**What the task asks**: Pick out every line in the data below that holds "document".

**Dataset content**:
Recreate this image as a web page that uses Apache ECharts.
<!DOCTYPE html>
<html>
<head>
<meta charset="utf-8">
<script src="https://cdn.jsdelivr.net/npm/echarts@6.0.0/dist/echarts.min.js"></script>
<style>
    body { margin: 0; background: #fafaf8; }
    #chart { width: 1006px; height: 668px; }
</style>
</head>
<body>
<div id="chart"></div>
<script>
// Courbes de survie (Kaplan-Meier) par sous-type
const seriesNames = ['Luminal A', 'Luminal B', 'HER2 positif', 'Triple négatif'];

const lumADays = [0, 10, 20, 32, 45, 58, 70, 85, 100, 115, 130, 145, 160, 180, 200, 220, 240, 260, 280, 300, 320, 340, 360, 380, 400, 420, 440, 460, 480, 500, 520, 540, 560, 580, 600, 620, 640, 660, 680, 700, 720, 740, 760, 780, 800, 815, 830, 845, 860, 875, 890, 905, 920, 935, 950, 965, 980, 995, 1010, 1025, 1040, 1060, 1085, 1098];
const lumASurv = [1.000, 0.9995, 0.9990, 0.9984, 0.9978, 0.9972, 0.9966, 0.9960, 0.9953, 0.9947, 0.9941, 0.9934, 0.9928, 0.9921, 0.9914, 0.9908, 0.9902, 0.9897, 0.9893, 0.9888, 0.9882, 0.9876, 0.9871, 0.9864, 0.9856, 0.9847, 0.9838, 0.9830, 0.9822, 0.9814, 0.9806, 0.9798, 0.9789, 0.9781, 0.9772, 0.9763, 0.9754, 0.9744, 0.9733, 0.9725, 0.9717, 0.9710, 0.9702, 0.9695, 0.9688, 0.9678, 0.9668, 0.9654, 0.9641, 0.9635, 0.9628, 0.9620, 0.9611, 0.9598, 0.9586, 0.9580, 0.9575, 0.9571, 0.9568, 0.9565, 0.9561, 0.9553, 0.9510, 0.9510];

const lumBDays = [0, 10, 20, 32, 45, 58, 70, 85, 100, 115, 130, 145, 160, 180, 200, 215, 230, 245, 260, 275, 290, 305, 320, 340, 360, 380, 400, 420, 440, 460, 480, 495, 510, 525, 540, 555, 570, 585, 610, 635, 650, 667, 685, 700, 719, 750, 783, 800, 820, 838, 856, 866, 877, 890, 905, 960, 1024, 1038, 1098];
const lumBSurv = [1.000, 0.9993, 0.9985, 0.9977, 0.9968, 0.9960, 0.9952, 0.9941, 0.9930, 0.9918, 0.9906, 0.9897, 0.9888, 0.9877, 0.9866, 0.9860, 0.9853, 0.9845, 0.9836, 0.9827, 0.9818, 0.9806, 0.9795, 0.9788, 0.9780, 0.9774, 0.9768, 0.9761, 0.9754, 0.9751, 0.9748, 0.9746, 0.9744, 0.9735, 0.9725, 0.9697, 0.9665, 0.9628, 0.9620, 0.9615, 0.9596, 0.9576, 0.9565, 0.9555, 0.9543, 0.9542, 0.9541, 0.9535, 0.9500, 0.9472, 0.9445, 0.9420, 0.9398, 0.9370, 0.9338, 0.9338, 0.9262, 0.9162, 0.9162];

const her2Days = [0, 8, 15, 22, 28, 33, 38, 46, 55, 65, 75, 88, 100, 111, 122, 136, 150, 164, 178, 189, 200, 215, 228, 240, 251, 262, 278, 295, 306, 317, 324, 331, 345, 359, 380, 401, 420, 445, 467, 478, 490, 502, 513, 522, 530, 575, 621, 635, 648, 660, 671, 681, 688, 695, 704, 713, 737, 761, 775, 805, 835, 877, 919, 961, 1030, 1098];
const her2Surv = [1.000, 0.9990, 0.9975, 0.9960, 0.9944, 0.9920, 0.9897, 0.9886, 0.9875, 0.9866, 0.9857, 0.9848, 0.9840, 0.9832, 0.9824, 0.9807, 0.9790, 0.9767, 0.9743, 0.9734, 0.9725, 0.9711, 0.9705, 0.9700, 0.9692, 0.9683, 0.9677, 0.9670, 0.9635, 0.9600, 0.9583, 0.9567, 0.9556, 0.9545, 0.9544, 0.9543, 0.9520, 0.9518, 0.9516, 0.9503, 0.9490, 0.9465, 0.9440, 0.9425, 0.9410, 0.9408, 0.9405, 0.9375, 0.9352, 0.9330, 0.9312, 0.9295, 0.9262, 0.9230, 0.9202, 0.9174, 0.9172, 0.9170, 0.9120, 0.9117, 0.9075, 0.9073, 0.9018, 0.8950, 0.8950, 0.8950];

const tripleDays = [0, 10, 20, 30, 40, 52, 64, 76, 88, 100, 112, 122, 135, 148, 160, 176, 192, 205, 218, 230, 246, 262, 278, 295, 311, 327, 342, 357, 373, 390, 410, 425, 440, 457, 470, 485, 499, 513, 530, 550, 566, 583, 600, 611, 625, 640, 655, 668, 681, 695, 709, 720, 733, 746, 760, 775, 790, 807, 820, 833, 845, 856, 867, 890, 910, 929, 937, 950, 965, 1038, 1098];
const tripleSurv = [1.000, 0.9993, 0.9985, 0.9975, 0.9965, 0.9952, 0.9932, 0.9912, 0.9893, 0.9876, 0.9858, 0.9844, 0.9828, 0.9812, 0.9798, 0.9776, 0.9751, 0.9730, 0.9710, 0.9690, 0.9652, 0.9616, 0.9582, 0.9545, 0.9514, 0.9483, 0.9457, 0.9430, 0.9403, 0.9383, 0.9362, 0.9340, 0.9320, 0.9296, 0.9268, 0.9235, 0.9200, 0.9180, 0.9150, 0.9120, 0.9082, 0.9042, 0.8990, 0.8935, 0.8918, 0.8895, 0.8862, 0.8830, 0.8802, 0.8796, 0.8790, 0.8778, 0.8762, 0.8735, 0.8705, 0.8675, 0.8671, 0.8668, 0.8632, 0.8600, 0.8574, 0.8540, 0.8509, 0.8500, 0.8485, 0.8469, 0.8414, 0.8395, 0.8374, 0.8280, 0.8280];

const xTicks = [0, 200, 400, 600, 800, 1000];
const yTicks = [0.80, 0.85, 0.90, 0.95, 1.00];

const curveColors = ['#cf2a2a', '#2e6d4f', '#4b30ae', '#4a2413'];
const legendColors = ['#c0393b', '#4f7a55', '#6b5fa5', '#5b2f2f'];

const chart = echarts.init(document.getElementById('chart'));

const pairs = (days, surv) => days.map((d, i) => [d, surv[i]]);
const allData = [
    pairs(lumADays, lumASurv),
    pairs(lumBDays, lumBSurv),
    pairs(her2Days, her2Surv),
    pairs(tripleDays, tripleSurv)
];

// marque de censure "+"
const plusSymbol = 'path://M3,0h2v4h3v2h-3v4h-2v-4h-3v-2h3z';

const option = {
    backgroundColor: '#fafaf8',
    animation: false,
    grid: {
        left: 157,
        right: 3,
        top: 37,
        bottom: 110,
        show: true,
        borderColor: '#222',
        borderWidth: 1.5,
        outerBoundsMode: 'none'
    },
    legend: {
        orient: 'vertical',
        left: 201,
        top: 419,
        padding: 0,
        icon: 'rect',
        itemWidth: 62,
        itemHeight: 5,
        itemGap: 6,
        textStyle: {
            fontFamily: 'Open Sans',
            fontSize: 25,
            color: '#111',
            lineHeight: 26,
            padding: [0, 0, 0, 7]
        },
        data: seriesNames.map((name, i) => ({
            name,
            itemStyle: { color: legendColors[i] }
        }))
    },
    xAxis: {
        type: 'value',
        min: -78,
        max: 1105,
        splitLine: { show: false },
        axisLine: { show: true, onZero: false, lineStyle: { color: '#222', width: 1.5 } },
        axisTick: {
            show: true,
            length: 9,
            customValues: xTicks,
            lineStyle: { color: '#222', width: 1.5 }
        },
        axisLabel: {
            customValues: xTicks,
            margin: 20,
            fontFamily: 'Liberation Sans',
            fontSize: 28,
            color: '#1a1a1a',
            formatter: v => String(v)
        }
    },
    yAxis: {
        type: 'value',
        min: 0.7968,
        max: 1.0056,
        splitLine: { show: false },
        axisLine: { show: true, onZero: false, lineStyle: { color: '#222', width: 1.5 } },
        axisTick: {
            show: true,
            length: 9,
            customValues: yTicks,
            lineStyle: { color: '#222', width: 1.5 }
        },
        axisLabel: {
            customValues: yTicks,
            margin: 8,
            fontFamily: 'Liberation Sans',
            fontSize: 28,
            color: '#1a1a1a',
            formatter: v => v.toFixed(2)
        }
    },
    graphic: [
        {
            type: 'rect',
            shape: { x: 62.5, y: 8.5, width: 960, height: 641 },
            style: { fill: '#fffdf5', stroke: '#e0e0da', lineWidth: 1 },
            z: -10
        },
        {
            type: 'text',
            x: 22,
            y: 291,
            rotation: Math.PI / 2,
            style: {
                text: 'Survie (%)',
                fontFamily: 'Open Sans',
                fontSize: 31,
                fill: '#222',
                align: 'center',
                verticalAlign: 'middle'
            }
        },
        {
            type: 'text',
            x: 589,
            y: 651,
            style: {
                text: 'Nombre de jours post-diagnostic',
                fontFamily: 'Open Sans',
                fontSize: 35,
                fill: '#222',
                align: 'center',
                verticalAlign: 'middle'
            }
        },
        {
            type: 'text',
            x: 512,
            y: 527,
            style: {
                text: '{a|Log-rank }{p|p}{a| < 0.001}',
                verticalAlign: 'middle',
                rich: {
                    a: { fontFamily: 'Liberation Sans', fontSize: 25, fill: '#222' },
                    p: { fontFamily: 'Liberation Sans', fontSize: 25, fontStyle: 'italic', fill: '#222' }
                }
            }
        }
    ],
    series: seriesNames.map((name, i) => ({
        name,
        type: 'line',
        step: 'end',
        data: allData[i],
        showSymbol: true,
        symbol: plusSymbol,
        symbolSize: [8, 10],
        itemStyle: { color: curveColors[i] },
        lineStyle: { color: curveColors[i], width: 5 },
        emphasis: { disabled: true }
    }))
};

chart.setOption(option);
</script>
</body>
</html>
--
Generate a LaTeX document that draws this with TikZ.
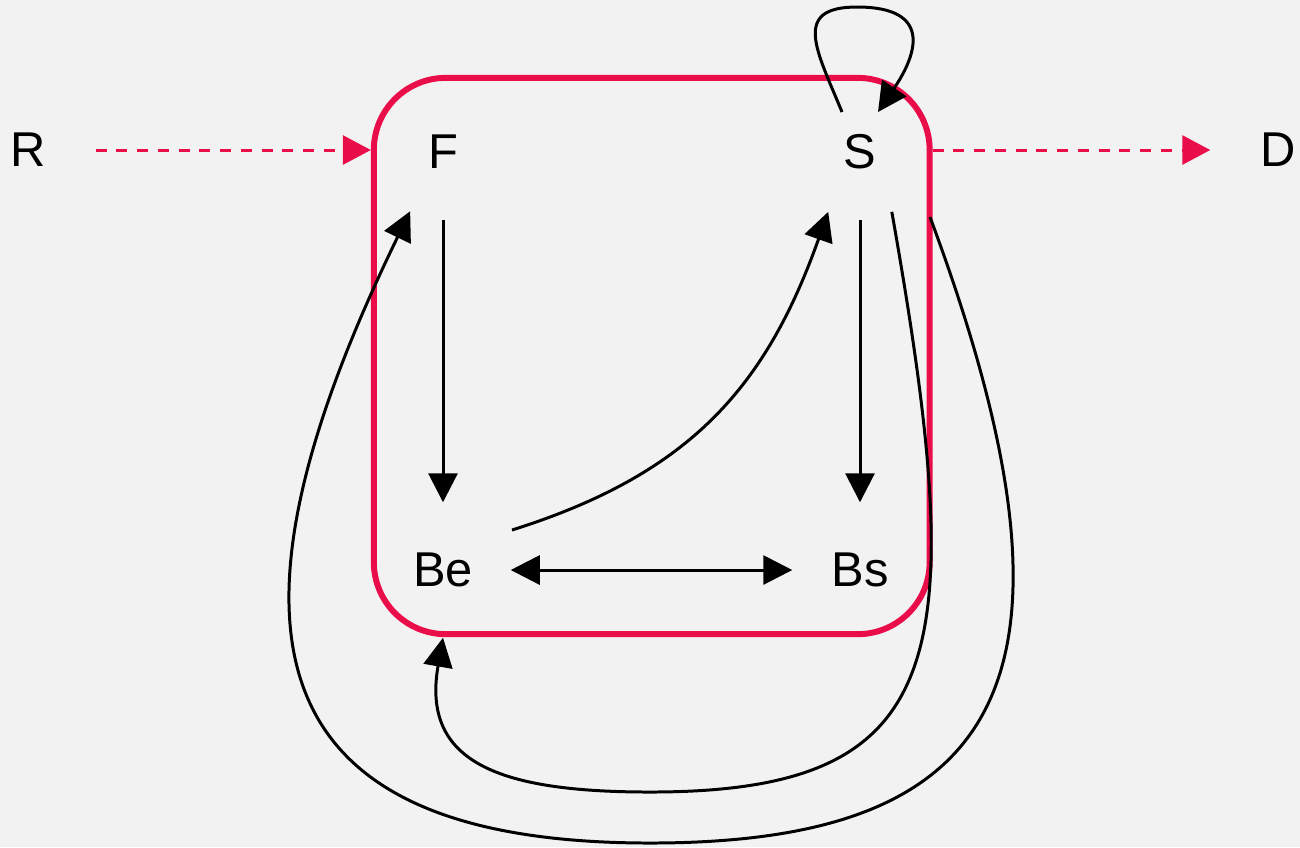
* * *
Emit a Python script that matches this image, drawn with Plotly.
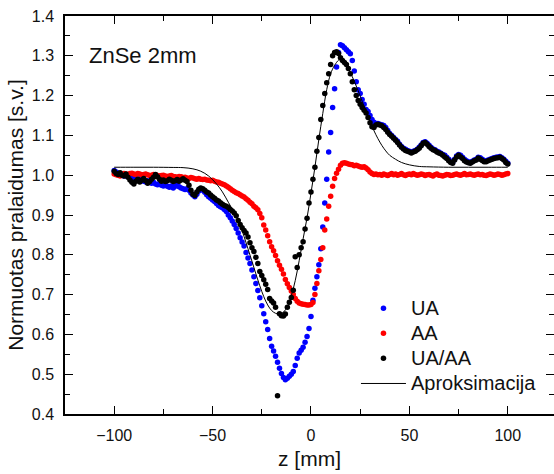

**The answer**:
const chart = echarts.init(document.getElementById('chart'));
Generate a LaTeX document that draws this with TikZ.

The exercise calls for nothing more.